* What is required
Omit the pictures and output every entry below exactly as written.

* Data for processing
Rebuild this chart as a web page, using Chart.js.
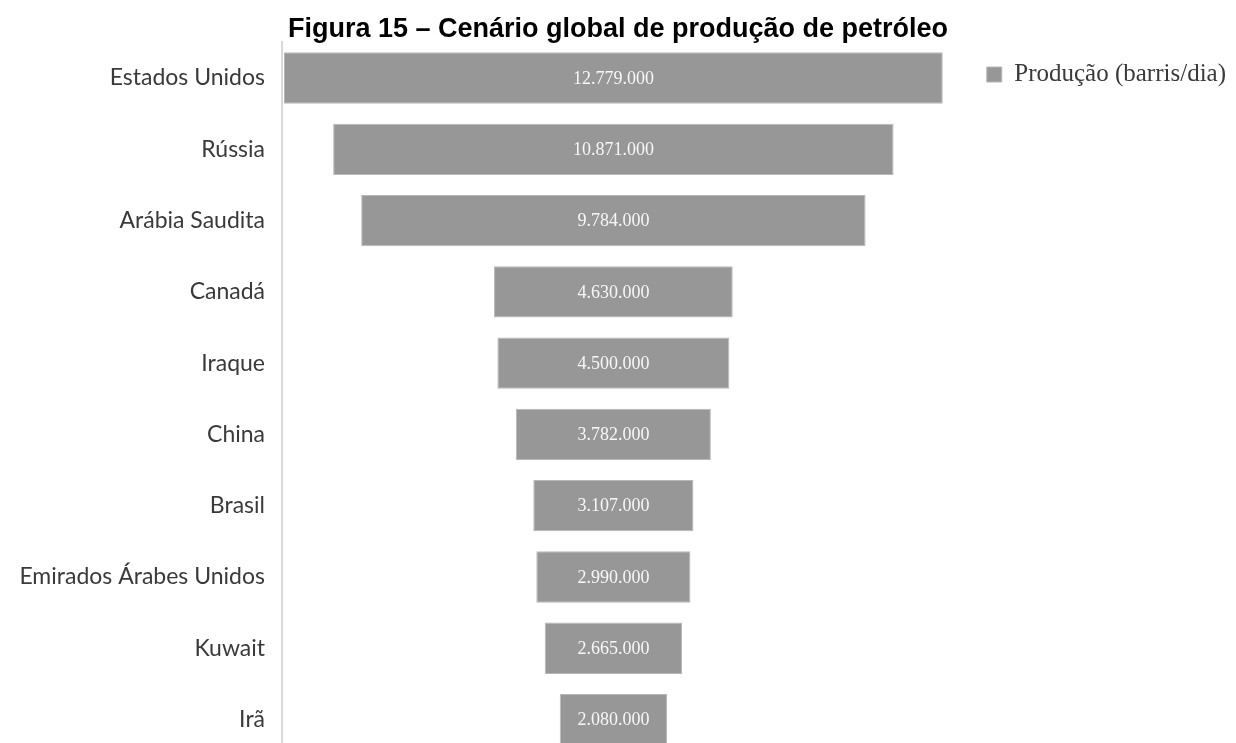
<!DOCTYPE html>
<html lang="pt-BR">
<head>
<meta charset="utf-8">
<title>Cenário global de produção de petróleo</title>
<script src="https://cdn.jsdelivr.net/npm/chart.js@4"></script>
<style>
    html, body { margin: 0; padding: 0; background: #fff; overflow: hidden; }
    canvas { display: block; }
</style>
</head>
<body>
<canvas id="funil" width="1236" height="786"></canvas>
<script>
// Produção de petróleo por país (barris/dia)
const paises = ['Estados Unidos', 'Rússia', 'Arábia Saudita', 'Canadá', 'Iraque', 'China', 'Brasil', 'Emirados Árabes Unidos', 'Kuwait', 'Irã'];
const producao = [12779000, 10871000, 9784000, 4630000, 4500000, 3782000, 3107000, 2990000, 2665000, 2080000];
const serieNome = 'Produção (barris/dia)';
const titulo = 'Figura 15 – Cenário global de produção de petróleo';

// limites do eixo horizontal (barras centradas no zero)
const eixoMin = -6428000;
const eixoMax = 7049000;

function formatarNumero(v) {
    return String(v).replace(/\B(?=(\d{3})+(?!\d))/g, '.');
}

// escreve o valor no meio de cada barra
const rotulosBarras = {
    id: 'rotulosBarras',
    afterDatasetsDraw(chart) {
        const ctx = chart.ctx;
        const meta = chart.getDatasetMeta(0);
        ctx.save();
        ctx.font = '18px "Liberation Serif", "Times New Roman", serif';
        ctx.fillStyle = '#f7f7f7';
        ctx.textAlign = 'center';
        ctx.textBaseline = 'middle';
        meta.data.forEach((bar, i) => {
            const cx = (bar.x + bar.base) / 2;
            ctx.fillText(formatarNumero(producao[i]), cx, bar.y + 1);
        });
        ctx.restore();
    }
};

new Chart(document.getElementById('funil'), {
    type: 'bar',
    data: {
        labels: paises,
        datasets: [{
            label: serieNome,
            data: producao.map(v => [-v / 2, v / 2]),
            backgroundColor: '#979797',
            borderColor: '#b8b8b8',
            borderWidth: 1,
            borderSkipped: false,
            categoryPercentage: 1,
            barPercentage: 0.72
        }]
    },
    options: {
        indexAxis: 'y',
        responsive: false,
        animation: false,
        layout: { padding: 0 },
        scales: {
            x: {
                display: false,
                min: eixoMin,
                max: eixoMax
            },
            y: {
                grid: { display: false, drawTicks: false },
                border: { display: true, color: '#d9d9d9', width: 2 },
                ticks: {
                    padding: 17,
                    color: '#3a3a3a',
                    font: { family: 'Lato, "Open Sans", sans-serif', size: 23 }
                },
                afterFit(scale) { scale.width = 282; }
            }
        },
        plugins: {
            title: {
                display: true,
                text: titulo,
                color: '#000',
                font: { family: '"Liberation Sans", Arial, sans-serif', size: 27, weight: 'bold', lineHeight: 0.94 },
                padding: { top: 17, bottom: 0 }
            },
            legend: {
                position: 'right',
                align: 'start',
                // título vazio só para baixar a legenda
                title: { display: true, text: ' ', font: { size: 10 }, padding: { top: 40, bottom: 0 } },
                labels: {
                    boxWidth: 15,
                    boxHeight: 15,
                    padding: 10,
                    color: '#3a3a3a',
                    font: { family: '"Liberation Serif", "Times New Roman", serif', size: 25 }
                }
            },
            tooltip: { enabled: false }
        }
    },
    plugins: [rotulosBarras]
});
</script>
</body>
</html>
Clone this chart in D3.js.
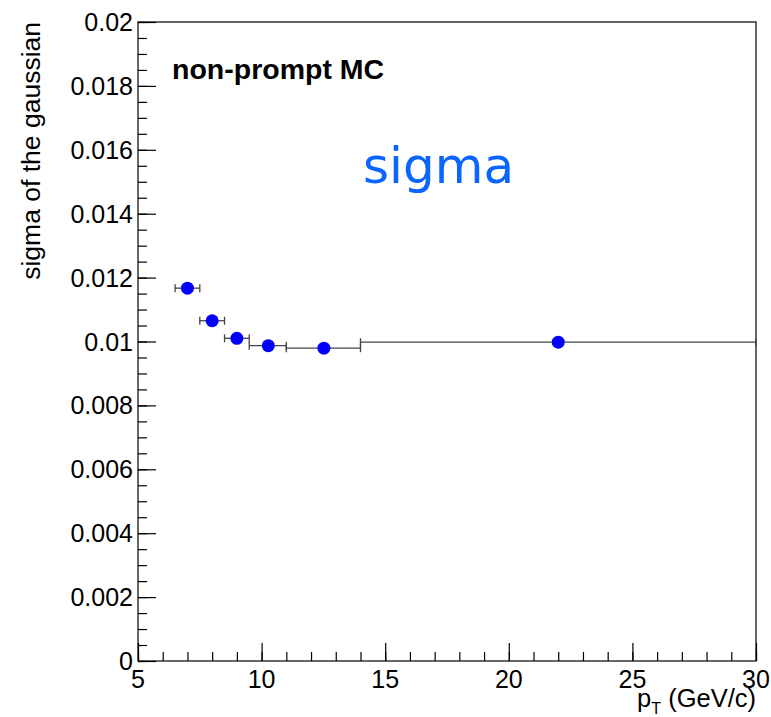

* Solution
Rebuild this chart as a web page, using Chart.js.
<!DOCTYPE html>
<html lang="pt-BR">
<head>
<meta charset="utf-8">
<title>Cenário global de produção de petróleo</title>
<script src="https://cdn.jsdelivr.net/npm/chart.js@4"></script>
<style>
    html, body { margin: 0; padding: 0; background: #fff; overflow: hidden; }
    canvas { display: block; }
</style>
</head>
<body>
<canvas id="funil" width="1236" height="786"></canvas>
<script>
// Produção de petróleo por país (barris/dia)
const paises = ['Estados Unidos', 'Rússia', 'Arábia Saudita', 'Canadá', 'Iraque', 'China', 'Brasil', 'Emirados Árabes Unidos', 'Kuwait', 'Irã'];
const producao = [12779000, 10871000, 9784000, 4630000, 4500000, 3782000, 3107000, 2990000, 2665000, 2080000];
const serieNome = 'Produção (barris/dia)';
const titulo = 'Figura 15 – Cenário global de produção de petróleo';

// limites do eixo horizontal (barras centradas no zero)
const eixoMin = -6428000;
const eixoMax = 7049000;

function formatarNumero(v) {
    return String(v).replace(/\B(?=(\d{3})+(?!\d))/g, '.');
}

// escreve o valor no meio de cada barra
const rotulosBarras = {
    id: 'rotulosBarras',
    afterDatasetsDraw(chart) {
        const ctx = chart.ctx;
        const meta = chart.getDatasetMeta(0);
        ctx.save();
        ctx.font = '18px "Liberation Serif", "Times New Roman", serif';
        ctx.fillStyle = '#f7f7f7';
        ctx.textAlign = 'center';
        ctx.textBaseline = 'middle';
        meta.data.forEach((bar, i) => {
            const cx = (bar.x + bar.base) / 2;
            ctx.fillText(formatarNumero(producao[i]), cx, bar.y + 1);
        });
        ctx.restore();
    }
};

new Chart(document.getElementById('funil'), {
    type: 'bar',
    data: {
        labels: paises,
        datasets: [{
            label: serieNome,
            data: producao.map(v => [-v / 2, v / 2]),
            backgroundColor: '#979797',
            borderColor: '#b8b8b8',
            borderWidth: 1,
            borderSkipped: false,
            categoryPercentage: 1,
            barPercentage: 0.72
        }]
    },
    options: {
        indexAxis: 'y',
        responsive: false,
        animation: false,
        layout: { padding: 0 },
        scales: {
            x: {
                display: false,
                min: eixoMin,
                max: eixoMax
            },
            y: {
                grid: { display: false, drawTicks: false },
                border: { display: true, color: '#d9d9d9', width: 2 },
                ticks: {
                    padding: 17,
                    color: '#3a3a3a',
                    font: { family: 'Lato, "Open Sans", sans-serif', size: 23 }
                },
                afterFit(scale) { scale.width = 282; }
            }
        },
        plugins: {
            title: {
                display: true,
                text: titulo,
                color: '#000',
                font: { family: '"Liberation Sans", Arial, sans-serif', size: 27, weight: 'bold', lineHeight: 0.94 },
                padding: { top: 17, bottom: 0 }
            },
            legend: {
                position: 'right',
                align: 'start',
                // título vazio só para baixar a legenda
                title: { display: true, text: ' ', font: { size: 10 }, padding: { top: 40, bottom: 0 } },
                labels: {
                    boxWidth: 15,
                    boxHeight: 15,
                    padding: 10,
                    color: '#3a3a3a',
                    font: { family: '"Liberation Serif", "Times New Roman", serif', size: 25 }
                }
            },
            tooltip: { enabled: false }
        }
    },
    plugins: [rotulosBarras]
});
</script>
</body>
</html>
Clone this chart in D3.js.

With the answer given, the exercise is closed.